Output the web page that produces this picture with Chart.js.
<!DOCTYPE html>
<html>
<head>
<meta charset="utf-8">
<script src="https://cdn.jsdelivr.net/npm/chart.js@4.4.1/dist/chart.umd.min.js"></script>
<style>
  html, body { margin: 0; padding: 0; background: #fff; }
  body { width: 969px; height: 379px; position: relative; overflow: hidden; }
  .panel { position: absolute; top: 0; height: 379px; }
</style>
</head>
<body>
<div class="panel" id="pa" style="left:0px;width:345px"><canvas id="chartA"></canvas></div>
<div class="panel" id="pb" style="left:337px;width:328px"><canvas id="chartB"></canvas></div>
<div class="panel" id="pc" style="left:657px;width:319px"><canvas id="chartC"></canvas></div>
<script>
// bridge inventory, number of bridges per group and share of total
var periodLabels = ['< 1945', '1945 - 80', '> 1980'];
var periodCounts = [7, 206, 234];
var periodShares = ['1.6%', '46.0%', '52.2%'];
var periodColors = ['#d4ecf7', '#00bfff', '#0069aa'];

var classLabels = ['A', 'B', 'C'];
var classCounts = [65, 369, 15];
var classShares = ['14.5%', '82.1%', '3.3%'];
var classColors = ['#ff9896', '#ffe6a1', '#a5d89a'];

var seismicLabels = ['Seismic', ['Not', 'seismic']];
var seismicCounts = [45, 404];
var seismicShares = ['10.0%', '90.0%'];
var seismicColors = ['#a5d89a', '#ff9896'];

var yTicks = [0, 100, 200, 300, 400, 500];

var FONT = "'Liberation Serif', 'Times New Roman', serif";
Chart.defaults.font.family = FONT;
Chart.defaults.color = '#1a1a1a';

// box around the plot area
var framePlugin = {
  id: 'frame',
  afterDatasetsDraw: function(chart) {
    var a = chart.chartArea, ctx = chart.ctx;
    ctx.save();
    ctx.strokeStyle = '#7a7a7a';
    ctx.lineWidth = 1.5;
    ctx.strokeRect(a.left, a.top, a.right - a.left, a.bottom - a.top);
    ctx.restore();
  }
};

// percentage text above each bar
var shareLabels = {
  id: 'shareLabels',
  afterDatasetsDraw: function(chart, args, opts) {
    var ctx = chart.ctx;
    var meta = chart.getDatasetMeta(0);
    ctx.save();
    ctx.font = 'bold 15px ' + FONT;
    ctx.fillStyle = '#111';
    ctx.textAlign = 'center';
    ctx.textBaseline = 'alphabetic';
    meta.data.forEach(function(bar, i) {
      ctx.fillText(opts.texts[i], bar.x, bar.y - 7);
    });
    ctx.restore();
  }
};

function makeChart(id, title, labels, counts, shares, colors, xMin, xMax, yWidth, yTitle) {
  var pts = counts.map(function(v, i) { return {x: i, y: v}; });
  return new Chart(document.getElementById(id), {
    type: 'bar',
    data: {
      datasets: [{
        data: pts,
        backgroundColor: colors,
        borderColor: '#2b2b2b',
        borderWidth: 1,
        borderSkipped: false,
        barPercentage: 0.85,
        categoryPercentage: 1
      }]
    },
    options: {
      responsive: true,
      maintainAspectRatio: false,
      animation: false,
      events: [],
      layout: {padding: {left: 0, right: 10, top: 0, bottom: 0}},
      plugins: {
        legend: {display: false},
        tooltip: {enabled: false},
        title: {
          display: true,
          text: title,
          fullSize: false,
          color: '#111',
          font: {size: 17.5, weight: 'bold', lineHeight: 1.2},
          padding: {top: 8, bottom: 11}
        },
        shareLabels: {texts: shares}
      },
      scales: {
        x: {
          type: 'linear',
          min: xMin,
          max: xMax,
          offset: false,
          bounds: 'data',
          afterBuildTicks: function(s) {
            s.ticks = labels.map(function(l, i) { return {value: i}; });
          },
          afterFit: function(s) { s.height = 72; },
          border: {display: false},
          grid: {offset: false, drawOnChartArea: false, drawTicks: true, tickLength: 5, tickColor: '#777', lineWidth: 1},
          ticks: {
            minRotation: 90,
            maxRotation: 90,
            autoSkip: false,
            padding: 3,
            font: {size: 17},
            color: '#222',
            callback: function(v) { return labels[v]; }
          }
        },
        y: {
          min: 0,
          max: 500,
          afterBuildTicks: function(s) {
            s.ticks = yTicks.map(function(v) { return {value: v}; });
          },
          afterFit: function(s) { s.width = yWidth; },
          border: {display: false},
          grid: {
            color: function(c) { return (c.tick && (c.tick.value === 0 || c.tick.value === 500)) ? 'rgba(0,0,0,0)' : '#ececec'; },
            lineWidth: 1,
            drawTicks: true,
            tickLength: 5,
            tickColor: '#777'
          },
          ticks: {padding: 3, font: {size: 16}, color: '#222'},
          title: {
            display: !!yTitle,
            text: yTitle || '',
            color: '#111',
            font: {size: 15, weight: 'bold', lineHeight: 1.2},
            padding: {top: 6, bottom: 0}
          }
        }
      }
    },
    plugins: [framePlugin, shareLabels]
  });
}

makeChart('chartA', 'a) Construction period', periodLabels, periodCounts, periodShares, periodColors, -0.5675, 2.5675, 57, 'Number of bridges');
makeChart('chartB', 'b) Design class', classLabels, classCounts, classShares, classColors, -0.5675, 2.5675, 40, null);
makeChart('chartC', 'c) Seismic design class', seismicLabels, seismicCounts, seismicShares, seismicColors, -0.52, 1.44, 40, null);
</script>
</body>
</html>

+-------+

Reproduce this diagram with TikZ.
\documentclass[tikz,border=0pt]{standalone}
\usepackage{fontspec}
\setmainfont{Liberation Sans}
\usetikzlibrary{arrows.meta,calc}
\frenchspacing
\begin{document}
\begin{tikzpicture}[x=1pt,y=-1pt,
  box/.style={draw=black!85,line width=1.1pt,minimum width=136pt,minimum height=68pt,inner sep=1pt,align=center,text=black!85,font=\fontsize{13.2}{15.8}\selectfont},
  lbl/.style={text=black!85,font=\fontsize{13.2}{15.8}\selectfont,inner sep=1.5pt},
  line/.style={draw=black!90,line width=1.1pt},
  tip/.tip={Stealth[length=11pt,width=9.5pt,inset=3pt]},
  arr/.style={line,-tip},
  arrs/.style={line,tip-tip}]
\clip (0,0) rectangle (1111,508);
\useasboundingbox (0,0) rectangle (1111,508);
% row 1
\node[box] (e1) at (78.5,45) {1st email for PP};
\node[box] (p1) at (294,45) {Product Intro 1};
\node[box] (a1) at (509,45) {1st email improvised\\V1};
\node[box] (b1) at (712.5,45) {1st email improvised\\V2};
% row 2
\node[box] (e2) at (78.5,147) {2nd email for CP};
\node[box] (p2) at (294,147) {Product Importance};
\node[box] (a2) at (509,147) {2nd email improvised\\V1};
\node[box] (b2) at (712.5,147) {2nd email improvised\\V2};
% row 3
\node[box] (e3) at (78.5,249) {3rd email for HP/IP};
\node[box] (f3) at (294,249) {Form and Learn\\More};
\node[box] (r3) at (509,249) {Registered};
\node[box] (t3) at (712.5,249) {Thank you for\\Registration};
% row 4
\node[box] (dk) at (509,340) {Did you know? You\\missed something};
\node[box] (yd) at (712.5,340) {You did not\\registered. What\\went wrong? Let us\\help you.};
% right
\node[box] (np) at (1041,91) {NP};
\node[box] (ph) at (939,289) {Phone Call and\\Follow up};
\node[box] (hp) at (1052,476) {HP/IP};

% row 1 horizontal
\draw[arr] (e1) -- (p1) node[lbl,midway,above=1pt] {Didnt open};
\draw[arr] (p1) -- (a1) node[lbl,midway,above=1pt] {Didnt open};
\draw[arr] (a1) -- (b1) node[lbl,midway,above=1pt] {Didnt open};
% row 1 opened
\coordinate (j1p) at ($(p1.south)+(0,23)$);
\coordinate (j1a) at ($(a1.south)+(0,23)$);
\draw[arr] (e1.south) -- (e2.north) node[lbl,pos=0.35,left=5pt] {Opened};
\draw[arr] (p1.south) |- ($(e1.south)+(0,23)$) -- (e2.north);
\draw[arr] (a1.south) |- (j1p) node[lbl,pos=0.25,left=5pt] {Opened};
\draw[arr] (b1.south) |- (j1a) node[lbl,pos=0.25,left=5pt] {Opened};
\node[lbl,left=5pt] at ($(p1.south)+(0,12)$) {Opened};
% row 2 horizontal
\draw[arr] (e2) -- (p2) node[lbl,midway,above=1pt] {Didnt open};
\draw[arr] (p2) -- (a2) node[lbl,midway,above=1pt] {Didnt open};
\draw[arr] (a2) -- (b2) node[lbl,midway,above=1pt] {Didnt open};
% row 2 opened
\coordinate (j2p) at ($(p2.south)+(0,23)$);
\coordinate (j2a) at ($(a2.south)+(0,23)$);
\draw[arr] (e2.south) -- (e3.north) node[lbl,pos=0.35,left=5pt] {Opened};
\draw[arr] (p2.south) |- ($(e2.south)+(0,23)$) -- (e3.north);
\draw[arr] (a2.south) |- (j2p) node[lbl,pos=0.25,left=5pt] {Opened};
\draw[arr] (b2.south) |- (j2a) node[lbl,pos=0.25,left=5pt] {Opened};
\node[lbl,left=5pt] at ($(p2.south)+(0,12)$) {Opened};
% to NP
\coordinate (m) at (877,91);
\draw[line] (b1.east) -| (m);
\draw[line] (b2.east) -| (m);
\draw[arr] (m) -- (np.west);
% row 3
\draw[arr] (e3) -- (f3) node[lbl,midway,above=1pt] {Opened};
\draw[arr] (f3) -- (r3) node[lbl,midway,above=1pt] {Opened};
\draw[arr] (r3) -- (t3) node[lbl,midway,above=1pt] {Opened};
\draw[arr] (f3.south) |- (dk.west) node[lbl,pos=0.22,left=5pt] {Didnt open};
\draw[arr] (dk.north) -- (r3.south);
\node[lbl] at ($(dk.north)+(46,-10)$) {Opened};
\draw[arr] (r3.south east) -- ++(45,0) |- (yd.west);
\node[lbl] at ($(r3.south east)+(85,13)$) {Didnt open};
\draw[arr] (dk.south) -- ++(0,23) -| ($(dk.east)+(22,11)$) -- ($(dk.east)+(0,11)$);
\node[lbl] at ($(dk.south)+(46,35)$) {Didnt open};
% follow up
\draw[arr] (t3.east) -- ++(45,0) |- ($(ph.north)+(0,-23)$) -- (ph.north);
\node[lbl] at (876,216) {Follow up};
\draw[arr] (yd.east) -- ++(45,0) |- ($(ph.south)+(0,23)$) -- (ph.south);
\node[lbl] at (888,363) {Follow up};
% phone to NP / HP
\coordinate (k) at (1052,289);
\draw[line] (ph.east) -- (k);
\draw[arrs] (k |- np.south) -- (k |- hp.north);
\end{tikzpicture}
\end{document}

+-------+

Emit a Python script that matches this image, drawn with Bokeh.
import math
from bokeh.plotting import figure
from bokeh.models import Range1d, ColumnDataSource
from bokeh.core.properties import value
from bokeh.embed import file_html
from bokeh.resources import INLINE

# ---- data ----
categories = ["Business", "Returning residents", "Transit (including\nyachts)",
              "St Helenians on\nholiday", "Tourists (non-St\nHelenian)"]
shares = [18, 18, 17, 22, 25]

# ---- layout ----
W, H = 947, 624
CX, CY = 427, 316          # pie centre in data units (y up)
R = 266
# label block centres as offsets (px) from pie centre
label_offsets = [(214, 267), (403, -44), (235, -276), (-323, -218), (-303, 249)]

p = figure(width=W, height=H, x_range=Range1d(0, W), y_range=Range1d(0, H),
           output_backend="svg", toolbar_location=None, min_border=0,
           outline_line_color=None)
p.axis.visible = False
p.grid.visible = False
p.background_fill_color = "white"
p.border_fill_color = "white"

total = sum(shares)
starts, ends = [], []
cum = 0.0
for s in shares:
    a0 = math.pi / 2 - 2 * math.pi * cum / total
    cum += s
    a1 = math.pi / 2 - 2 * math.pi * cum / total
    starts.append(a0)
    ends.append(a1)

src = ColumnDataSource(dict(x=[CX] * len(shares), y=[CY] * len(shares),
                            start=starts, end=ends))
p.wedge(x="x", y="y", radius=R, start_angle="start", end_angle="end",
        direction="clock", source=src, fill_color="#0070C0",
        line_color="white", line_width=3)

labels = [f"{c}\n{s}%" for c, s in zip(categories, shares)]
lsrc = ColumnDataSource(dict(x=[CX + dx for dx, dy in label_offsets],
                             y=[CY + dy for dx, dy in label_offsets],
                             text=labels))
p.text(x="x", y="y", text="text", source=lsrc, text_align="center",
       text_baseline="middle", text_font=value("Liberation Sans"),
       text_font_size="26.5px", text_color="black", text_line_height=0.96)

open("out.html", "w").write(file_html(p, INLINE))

+-------+

BRIEF –
Lines that hold the word "this" are the ones to return, every one of them.

RESULT OF THE EXERCISE –
Output the web page that produces this picture with Chart.js.
Reproduce this diagram with TikZ.
Emit a Python script that matches this image, drawn with Bokeh.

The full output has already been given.